---------- SUPPLIED INFORMATION ----------

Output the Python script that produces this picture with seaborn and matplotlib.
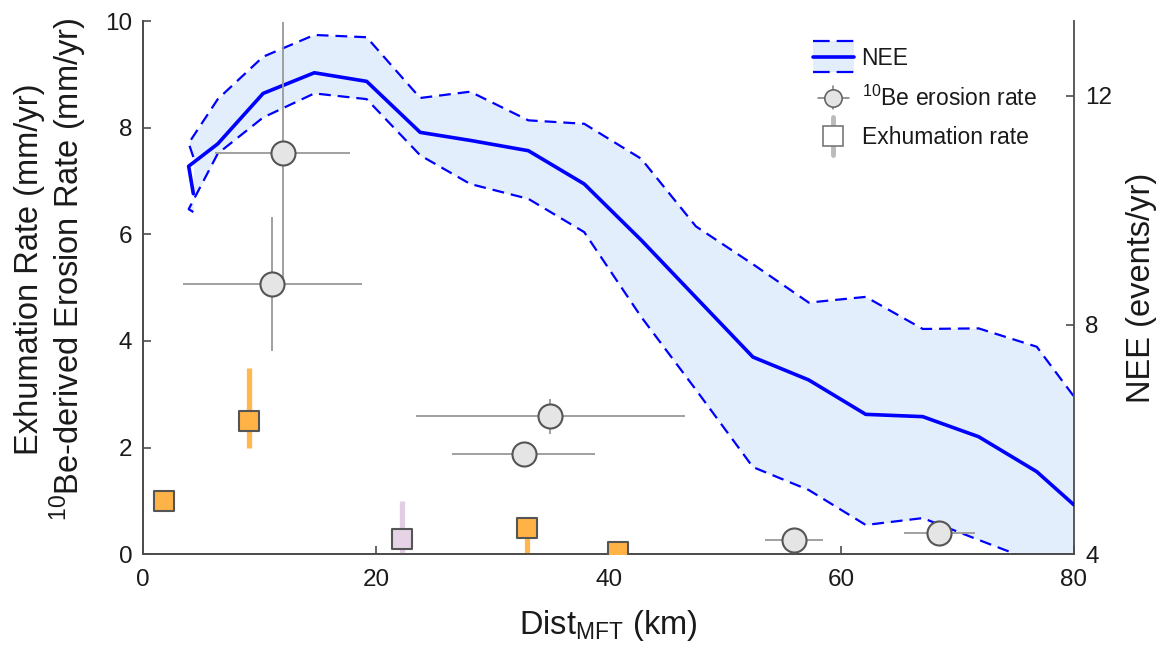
import numpy as np
import pandas as pd
import matplotlib
matplotlib.use("Agg")
import matplotlib.pyplot as plt
import seaborn as sns
from matplotlib.legend_handler import HandlerBase
from matplotlib.lines import Line2D
from matplotlib.patches import Rectangle

# ---------------- data ----------------
nee_dist = [4.3, 3.9, 6.4, 10.3, 14.7, 19.2, 23.8, 28.1, 33.1, 37.9, 42.8, 47.5,
            52.4, 57.2, 62.1, 67.0, 71.8, 76.8, 80.0]
nee_mean = [10.29, 10.77, 11.16, 12.04, 12.40, 12.25, 11.36, 11.22, 11.04, 10.46,
            9.48, 8.48, 7.44, 7.04, 6.44, 6.40, 6.05, 5.44, 4.86]
nee_upper = [10.93, 11.17, 11.94, 12.68, 13.06, 13.02, 11.96, 12.07, 11.57, 11.51,
             10.90, 9.72, 9.06, 8.39, 8.49, 7.93, 7.94, 7.62, 6.75]
nee_lower = [9.97, 10.02, 10.99, 11.62, 12.04, 11.94, 10.96, 10.46, 10.20, 9.62,
             8.14, 6.87, 5.52, 5.12, 4.51, 4.63, 4.25, 3.86, 3.00]

be_dist = [12.0, 11.1, 35.0, 32.7, 55.9, 68.4]
be_rate = [7.53, 5.07, 2.59, 1.88, 0.27, 0.39]
be_xerr = [5.8, 7.7, 11.6, 6.15, 2.5, 3.05]
be_yerr = [2.45, 1.25, 0.33, 0.0, 0.0, 0.0]

exh_dist = [1.8, 9.1, 33.0, 40.8]
exh_rate = [0.99, 2.5, 0.49, 0.04]
exh_err_lo = [0.0, 0.5, 0.46, 0.0]
exh_err_hi = [0.0, 1.0, 0.1, 0.0]

exh2_dist = [22.2]
exh2_rate = [0.29]
exh2_err_lo = [0.26]
exh2_err_hi = [0.7]

# ---------------- style ----------------
sns.set_theme(style="ticks")
plt.rcParams['font.family'] = ['Liberation Sans', 'DejaVu Sans']
plt.rcParams['mathtext.default'] = 'regular'
plt.rcParams['lines.scale_dashes'] = False

BLUE = '#0000FF'
FILL = '#E3EEFC'
SPINE = '#4d4d4d'
TXT = '#1a1a1a'
ORANGE = '#FFB347'
ORANGE_ERR = '#FFB84D'
PURPLE = '#E6D4E6'
PURPLE_ERR = '#E3CDE5'
GREY_ERR = '#999999'
DASH = (0, (8.5, 5))
LABEL_FS = 23.5

fig = plt.figure(figsize=(11.67, 6.52), dpi=100)
ax = fig.add_axes([0.1228, 0.150, 0.7975, 0.8175])
ax2 = ax.twinx()
ax.set_zorder(ax2.get_zorder() + 1)
ax.patch.set_visible(False)

# NEE band (right axis)
ax2.fill_between(nee_dist, nee_lower, nee_upper, color=FILL, lw=0, zorder=1)
ax2.plot(nee_dist, nee_upper, color=BLUE, lw=1.6, linestyle=DASH, zorder=2)
ax2.plot(nee_dist, nee_lower, color=BLUE, lw=1.6, linestyle=DASH, zorder=2)
nee_df = pd.DataFrame({'dist': nee_dist, 'nee': nee_mean})
sns.lineplot(data=nee_df, x='dist', y='nee', sort=False, estimator=None,
             color=BLUE, lw=2.6, ax=ax2, zorder=3)

# 10Be erosion rates
ax.errorbar(be_dist, be_rate, xerr=be_xerr, yerr=be_yerr, fmt='none',
            ecolor=GREY_ERR, elinewidth=1.3, capsize=0, zorder=2)
be_df = pd.DataFrame({'dist': be_dist, 'rate': be_rate})
sns.scatterplot(data=be_df, x='dist', y='rate', s=300, marker='o',
                color='#E5E5E5', edgecolor='#555555', linewidth=1.5, ax=ax, zorder=3)

# Exhumation rates
ax.errorbar(exh_dist, exh_rate, yerr=[exh_err_lo, exh_err_hi], fmt='none',
            ecolor=ORANGE_ERR, elinewidth=3.8, capsize=0, zorder=2)
ax.errorbar(exh2_dist, exh2_rate, yerr=[exh2_err_lo, exh2_err_hi], fmt='none',
            ecolor=PURPLE_ERR, elinewidth=3.8, capsize=0, zorder=2)
exh_df = pd.DataFrame({'dist': exh_dist, 'rate': exh_rate})
sns.scatterplot(data=exh_df, x='dist', y='rate', s=215, marker='s',
                color=ORANGE, edgecolor='#555555', linewidth=1.5, ax=ax, zorder=4)
exh2_df = pd.DataFrame({'dist': exh2_dist, 'rate': exh2_rate})
sns.scatterplot(data=exh2_df, x='dist', y='rate', s=215, marker='s',
                color=PURPLE, edgecolor='#555555', linewidth=1.5, ax=ax, zorder=4)

# ---------------- axes ----------------
ax.set_xlim(0, 80)
ax.set_ylim(0, 10)
ax2.set_ylim(4, 13.3)
ax.set_xticks([0, 20, 40, 60, 80])
ax.set_yticks([0, 2, 4, 6, 8, 10])
ax2.set_yticks([4, 8, 12])

for a in (ax, ax2):
    a.spines['top'].set_visible(False)
    for s in ('left', 'right', 'bottom'):
        a.spines[s].set_color(SPINE)
        a.spines[s].set_linewidth(1.3)
    a.tick_params(direction='in', length=6, width=1.2, color=SPINE,
                  labelsize=17.5, labelcolor=TXT, pad=8)
ax.tick_params(axis='x', pad=11)
ax.spines['right'].set_visible(False)

ax.set_xlabel('Dist$_{MFT}$ (km)', fontsize=LABEL_FS, color=TXT, labelpad=12)
ax.set_ylabel('Exhumation Rate (mm/yr)\n$^{10}$Be-derived Erosion Rate (mm/yr)',
              fontsize=LABEL_FS, color=TXT, linespacing=1.1)
ax.yaxis.set_label_coords(-0.058, 0.535)
ax2.set_ylabel('NEE (events/yr)', fontsize=LABEL_FS, color=TXT, labelpad=10)


# ---------------- legend ----------------
class NEEHandler(HandlerBase):
    def create_artists(self, legend, orig_handle, xdescent, ydescent,
                       width, height, fontsize, trans):
        x0 = -xdescent
        ym = -ydescent + height / 2
        hh = height * 0.98
        r = Rectangle((x0, ym - hh), width, 2 * hh, facecolor=FILL,
                      edgecolor='none', transform=trans)
        l1 = Line2D([x0, x0 + width], [ym, ym], color=BLUE, lw=2.6, transform=trans)
        l2 = Line2D([x0, x0 + width], [ym + hh, ym + hh], color=BLUE, lw=1.6,
                    linestyle=(0, (12, 5)), transform=trans)
        l3 = Line2D([x0, x0 + width], [ym - hh, ym - hh], color=BLUE, lw=1.6,
                    linestyle=(0, (12, 5)), transform=trans)
        return [r, l1, l2, l3]


class BeHandler(HandlerBase):
    def create_artists(self, legend, orig_handle, xdescent, ydescent,
                       width, height, fontsize, trans):
        xc = -xdescent + width / 2
        ym = -ydescent + height / 2
        lh = Line2D([xc - 11, xc + 11], [ym, ym], color='#777777', lw=1.1, transform=trans)
        lv = Line2D([xc, xc], [ym - 8.5, ym + 8.5], color='#777777', lw=1.1, transform=trans)
        m = Line2D([xc], [ym], marker='o', markersize=12.5, markerfacecolor='#E5E5E5',
                   markeredgecolor='#666666', markeredgewidth=1.2, linestyle='none',
                   transform=trans)
        return [lh, lv, m]


class ExHandler(HandlerBase):
    def create_artists(self, legend, orig_handle, xdescent, ydescent,
                       width, height, fontsize, trans):
        xc = -xdescent + width / 2
        ym = -ydescent + height / 2
        lv = Line2D([xc, xc], [ym - 13.5, ym + 13.5], color='#BBBBBB', lw=3.5,
                    transform=trans)
        m = Line2D([xc], [ym], marker='s', markersize=14, markerfacecolor='white',
                   markeredgecolor='#777777', markeredgewidth=1.2, linestyle='none',
                   transform=trans)
        return [lv, m]


h_nee = Rectangle((0, 0), 1, 1)
h_be = Line2D([], [])
h_ex = Line2D([], [])
leg = ax.legend([h_nee, h_be, h_ex],
                ['NEE', '$^{10}$Be erosion rate', 'Exhumation rate'],
                handler_map={h_nee: NEEHandler(), h_be: BeHandler(), h_ex: ExHandler()},
                loc='upper left', bbox_to_anchor=(0.72, 0.952), borderaxespad=0,
                borderpad=0, frameon=False, fontsize=16.5, handlelength=1.75,
                handletextpad=0.35, labelspacing=0.68)
for t in leg.get_texts():
    t.set_color(TXT)

fig.savefig('out.png', dpi=100, facecolor='white')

----------

## GIVEN TASK:
Starting at the top of the listing above, please restate word for word each line up to and including the one that holds "from matplotlib.patches import Rectangle", omitting every image.

## WRITTEN ANSWER:
Output the Python script that produces this picture with seaborn and matplotlib.
import numpy as np
import pandas as pd
import matplotlib
matplotlib.use("Agg")
import matplotlib.pyplot as plt
import seaborn as sns
from matplotlib.legend_handler import HandlerBase
from matplotlib.lines import Line2D
from matplotlib.patches import Rectangle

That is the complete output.